IHSG Tembus 7.000! Investor Serbu Saham, Sukuk Malah Sepi Peminat

Kamis pagi (15/5/2025), pasar saham Indonesia terlihat meriah! Indeks Harga Saham Gabungan (IHSG) akhirnya berhasil menembus level psikologis 7.000. Momentum ini terjadi berkat arus masuk dana asing yang kembali agresif belanja saham, bahkan mencatatkan nilai net buy hampir Rp3 triliun kemarin.

Begitu bel perdagangan dibuka, IHSG langsung naik 0,33% dan terus menguat hingga mendekati 1% hanya dalam 15 menit, sempat menyentuh level 7.045. Euforia pasar saham ini jelas bikin para investor senyum-senyum sendiri.


Saham Ramai, Surat Utang Sepi

Tapi ternyata, kebalikannya terjadi di pasar surat utang. Semua tenor Surat Utang Negara (SUN) pagi ini mengalami kenaikan yield alias imbal hasil. Artinya? Harga obligasi turun karena banyak yang jual.

Fenomena ini dikenal sebagai “risk-on mode”. Para investor sedang doyan ambil risiko, jadi mereka berani keluar dari instrumen aman seperti obligasi dan pindah ke saham yang lebih agresif—walau juga lebih fluktuatif.


Kenapa Bisa Begitu?

Ternyata, pasar sedang menyambut baik kabar adanya gencatan tarif antara Amerika Serikat dan Tiongkok selama 90 hari. Ketegangan perang dagang sementara mereda, bikin investor global merasa lebih tenang dan mulai kembali berani masuk ke pasar saham, termasuk di Indonesia.

Sementara itu, pasar surat utang sejak kemarin memang sudah kena tekanan jual. Lelang sukuk (Surat Berharga Syariah Negara) juga terlihat lebih sepi. Incoming bids-nya turun 16,4% jadi cuma Rp27,32 triliun, dan pemerintah hanya memenangkan Rp10 triliun sesuai target indikatif—lebih kecil dibanding lelang sebelumnya.


Tapi Hati-Hati, Ini Bisa Sementara

Menurut analis dari Mega Capital Sekuritas, Lionel Priyadi dan Muhammad Haikal, euforia ini mungkin cuma sementara. Dengan kondisi ekonomi RI yang lagi lesu dan pertumbuhan kuartal I hanya 4,87%, susah rasanya berharap IHSG bisa bertahan lama di atas 7.000.

“Obligasi dan sukuk masih bakal jadi primadona investasi tahun ini, karena secara fundamental ekonomi kita belum kuat-kuat amat,” tulis mereka dalam riset terbarunya.
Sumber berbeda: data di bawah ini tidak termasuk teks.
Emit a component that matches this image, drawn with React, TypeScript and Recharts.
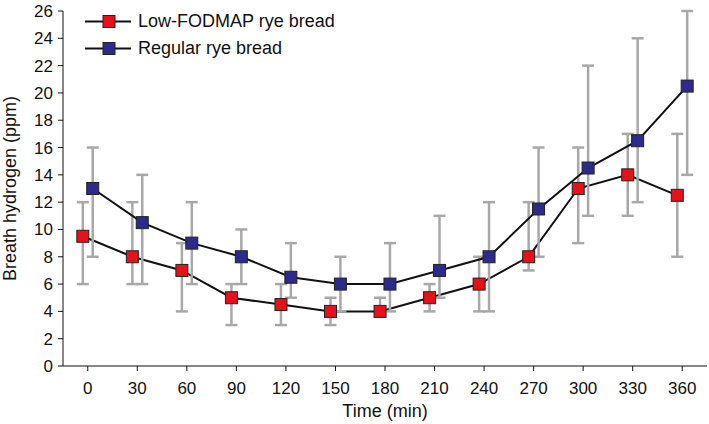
import { LineChart, Line, XAxis, YAxis, ErrorBar } from "recharts";

const times = [0, 30, 60, 90, 120, 150, 180, 210, 240, 270, 300, 330, 360];
const yTicks = [0, 2, 4, 6, 8, 10, 12, 14, 16, 18, 20, 22, 24, 26];

// Low-FODMAP rye bread
const lowMean = [9.5, 8, 7, 5, 4.5, 4, 4, 5, 6, 8, 13, 14, 12.5];
const lowMin = [6, 6, 4, 3, 3, 3, 4, 4, 4, 7, 9, 11, 8];
const lowMax = [12, 12, 9, 6, 6, 5, 5, 6, 8, 12, 16, 17, 17];

// Regular rye bread
const regMean = [13, 10.5, 9, 8, 6.5, 6, 6, 7, 8, 11.5, 14.5, 16.5, 20.5];
const regMin = [8, 6, 6, 6, 5, 4, 4, 5, 4, 8, 11, 12, 14];
const regMax = [16, 14, 12, 10, 9, 8, 9, 11, 12, 16, 22, 24, 26];

// points are dodged a little left/right of each time so error bars don't overlap
const DODGE = 3;

const build = (mean: number[], lo: number[], hi: number[], shift: number) =>
  times.map((t, i) => ({
    t: t + shift,
    v: mean[i],
    err: [mean[i] - lo[i], hi[i] - mean[i]],
  }));

const lowData = build(lowMean, lowMin, lowMax, -DODGE);
const regData = build(regMean, regMin, regMax, DODGE);

const series = [
  { name: "Low-FODMAP rye bread", color: "#e5111b", data: lowData },
  { name: "Regular rye bread", color: "#2d2a8b", data: regData },
];

const FONT = "'Liberation Sans', Arial, sans-serif";

const Square = (color: string) => (props: any) => {
  const { cx, cy, index } = props;
  if (cx == null || cy == null) return null;
  return <rect key={index} x={cx - 6} y={cy - 6} width={12} height={12} fill={color} stroke="#222" strokeWidth={1} />;
};

const LegendBox = () => (
  <div style={{ position: "absolute", left: 82, top: 8, fontFamily: FONT, fontSize: 18, color: "#111" }}>
    {series.map((s) => (
      <div key={s.name} style={{ display: "flex", alignItems: "center", height: 27 }}>
        <svg width={56} height={27}>
          <line x1={3} y1={13.5} x2={49} y2={13.5} stroke="#111" strokeWidth={2} />
          <rect x={21} y={7.5} width={12} height={12} fill={s.color} stroke="#222" strokeWidth={1} />
        </svg>
        <span>{s.name}</span>
      </div>
    ))}
  </div>
);

export default function App() {
  return (
    <div style={{ position: "absolute", left: 0, top: 0, width: 709, height: 424, background: "#fff" }}>
      <LineChart width={709} height={424} margin={{ top: 11, right: 2, bottom: 0, left: 0 }}>
        <XAxis
          dataKey="t"
          type="number"
          domain={[-15, 375]}
          ticks={times}
          allowDataOverflow
          height={58}
          tickSize={5}
          tickMargin={11}
          stroke="#111"
          tick={{ fill: "#111", fontSize: 17, fontFamily: FONT }}
          label={{ value: "Time (min)", position: "insideBottom", offset: 7, fill: "#111", fontSize: 18, fontFamily: FONT }}
        />
        <YAxis
          type="number"
          domain={[0, 26]}
          ticks={yTicks}
          interval={0}
          width={63}
          tickSize={5}
          tickMargin={5}
          stroke="#111"
          tick={{ fill: "#111", fontSize: 17, fontFamily: FONT }}
          label={{
            value: "Breath hydrogen (ppm)",
            angle: -90,
            position: "insideLeft",
            offset: 10,
            fill: "#111",
            fontSize: 18,
            fontFamily: FONT,
            style: { textAnchor: "middle" },
          }}
        />
        {series.map((s) => (
          <Line
            key={s.name}
            data={s.data}
            dataKey="v"
            name={s.name}
            stroke="#111"
            strokeWidth={2}
            dot={Square(s.color)}
            activeDot={false}
            isAnimationActive={false}
          >
            <ErrorBar dataKey="err" direction="y" width={6} stroke="#a8a8a8" strokeWidth={2.5} />
          </Line>
        ))}
      </LineChart>
      <LegendBox />
    </div>
  );
}
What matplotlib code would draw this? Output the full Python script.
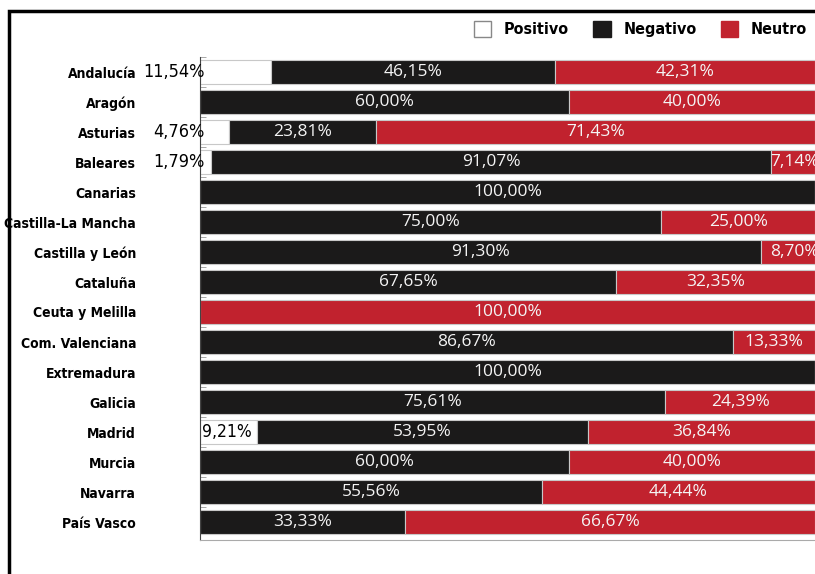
import matplotlib
matplotlib.use("Agg")
import matplotlib.pyplot as plt
from matplotlib.patches import Rectangle, Patch

regiones = ["Andalucía", "Aragón", "Asturias", "Baleares", "Canarias",
            "Castilla-La Mancha", "Castilla y León", "Cataluña", "Ceuta y Melilla",
            "Com. Valenciana", "Extremadura", "Galicia", "Madrid", "Murcia",
            "Navarra", "País Vasco"]
positivo = [11.54, 0, 4.76, 1.79, 0, 0, 0, 0, 0, 0, 0, 0, 9.21, 0, 0, 0]
negativo = [46.15, 60.00, 23.81, 91.07, 100.00, 75.00, 91.30, 67.65, 0,
            86.67, 100.00, 75.61, 53.95, 60.00, 55.56, 33.33]
neutro = [42.31, 40.00, 71.43, 7.14, 0, 25.00, 8.70, 32.35, 100.00,
          13.33, 0, 24.39, 36.84, 40.00, 44.44, 66.67]

negro = "#1b1a1a"
rojo = "#c1222e"
borde = "#c8c8c8"
fuente_num = ["Open Sans", "DejaVu Sans"]

def fmt(v):
    return f"{v:.2f}%".replace(".", ",")

fig = plt.figure(figsize=(8.15, 5.74), dpi=100)
ax = fig.add_axes([200/815, 1-540/574, 1-200/815, (540-57)/574])

y = list(range(len(regiones)))
h = 0.77
ax.barh(y, positivo, height=h, color="white", edgecolor=borde, linewidth=0.8)
ax.barh(y, negativo, left=positivo, height=h, color=negro, edgecolor=borde, linewidth=0.8)
izq = [p + n for p, n in zip(positivo, negativo)]
ax.barh(y, neutro, left=izq, height=h, color=rojo, edgecolor=borde, linewidth=0.8)

for i in y:
    p, n, r = positivo[i], negativo[i], neutro[i]
    if p > 0:
        if regiones[i] == "Madrid":
            ax.text(0.3, i, fmt(p), ha="left", va="center", color="black",
                    fontsize=12.5, family="DejaVu Sans", fontstretch="condensed")
        else:
            ax.text(0.8, i, fmt(p), ha="right", va="center", color="black",
                    fontsize=13, family="DejaVu Sans", fontstretch="condensed",
                    clip_on=False)
    if n > 0:
        ax.text(p + n / 2, i, fmt(n), ha="center", va="center", color="#f4f4f4",
                fontsize=12.5, family=fuente_num)
    if r > 0:
        if r < 10:
            ax.text(100.6, i, fmt(r), ha="right", va="center", color="#f4f4f4",
                    fontsize=12.5, family=fuente_num)
        else:
            ax.text(p + n + r / 2, i, fmt(r), ha="center", va="center", color="#f4f4f4",
                    fontsize=12.5, family=fuente_num)

ax.set_xlim(0, 100)
ax.set_ylim(15.6, -0.5)
ax.set_yticks(y)
ax.set_yticklabels(regiones, family="DejaVu Sans", fontstretch="condensed",
                   fontsize=10, fontweight="bold")
ax.set_yticks([i - 0.5 for i in y], minor=True)
ax.tick_params(axis="y", which="major", length=0, pad=46)
ax.tick_params(axis="y", which="minor", direction="in", length=4, color="#999999")
ax.set_xticks([])
for s in ["top", "right"]:
    ax.spines[s].set_visible(False)
ax.spines["left"].set_color("#444444")
ax.spines["bottom"].set_color("#aaaaaa")

handles = [Patch(facecolor="white", edgecolor="#888888", label="Positivo"),
           Patch(facecolor=negro, edgecolor=negro, label="Negativo"),
           Patch(facecolor=rojo, edgecolor=rojo, label="Neutro")]
fig.legend(handles=handles, loc="upper right", bbox_to_anchor=(1.008, 0.988), ncol=3,
           frameon=False,
           prop={"family": "DejaVu Sans", "stretch": "condensed", "size": 11.5, "weight": "bold"},
           handlelength=1.1, handleheight=1.1, columnspacing=1.5, handletextpad=0.8)

fig.patches.append(Rectangle((9/815, -0.1), 1.2, 1.1 - 11/574, transform=fig.transFigure,
                             fill=False, edgecolor="black", linewidth=2.5))

fig.savefig("out.png", dpi=100)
Ekonomi Melambat, Konsumsi Melemah

Ekonomi Indonesia diperkirakan cuma tumbuh sekitar 4,5% tahun ini, menurut prediksi Lionel. Salah satu alasannya karena konsumsi domestik—yang jadi mesin utama ekonomi—sedang loyo pasca-Lebaran.

Selain itu, Indonesia juga belum berhasil dapat keringanan tarif dari AS, sementara Tiongkok justru sudah deal dan dapat diskon tarif besar-besaran. Ini bisa bikin produk RI kalah saing di pasar global.


Survei Bloomberg: PDB RI Diprediksi Cuma 4,8%

Hasil survei Bloomberg terhadap 33 ekonom akhir April lalu menunjukkan bahwa ekonomi Indonesia kemungkinan hanya akan tumbuh 4,8% tahun ini. Bahkan potensi resesi dalam 12 bulan ke depan diperkirakan mencapai 10%.

Menurut Ahmad Mobeen dari S&P Global Market Intelligence, ketidakpastian global dan risiko arus keluar dana asing masih jadi ancaman serius buat stabilitas ekonomi dan pasar keuangan kita.


📌 Kesimpulan:

IHSG naik dan pasar saham terlihat cerah, tapi jangan sampai terlena. Kondisi ekonomi makro belum sepenuhnya kondusif, dan lonjakan indeks bisa jadi hanya bersifat jangka pendek.

Investor yang cerdas tetap harus waspada, seimbangkan portofolio antara saham dan surat utang (termasuk sukuk), dan selalu perhatikan arah sentimen global. Yang penting: jangan FOMO, tetap fokus sama rencana dan tujuan keuangan jangka panjang.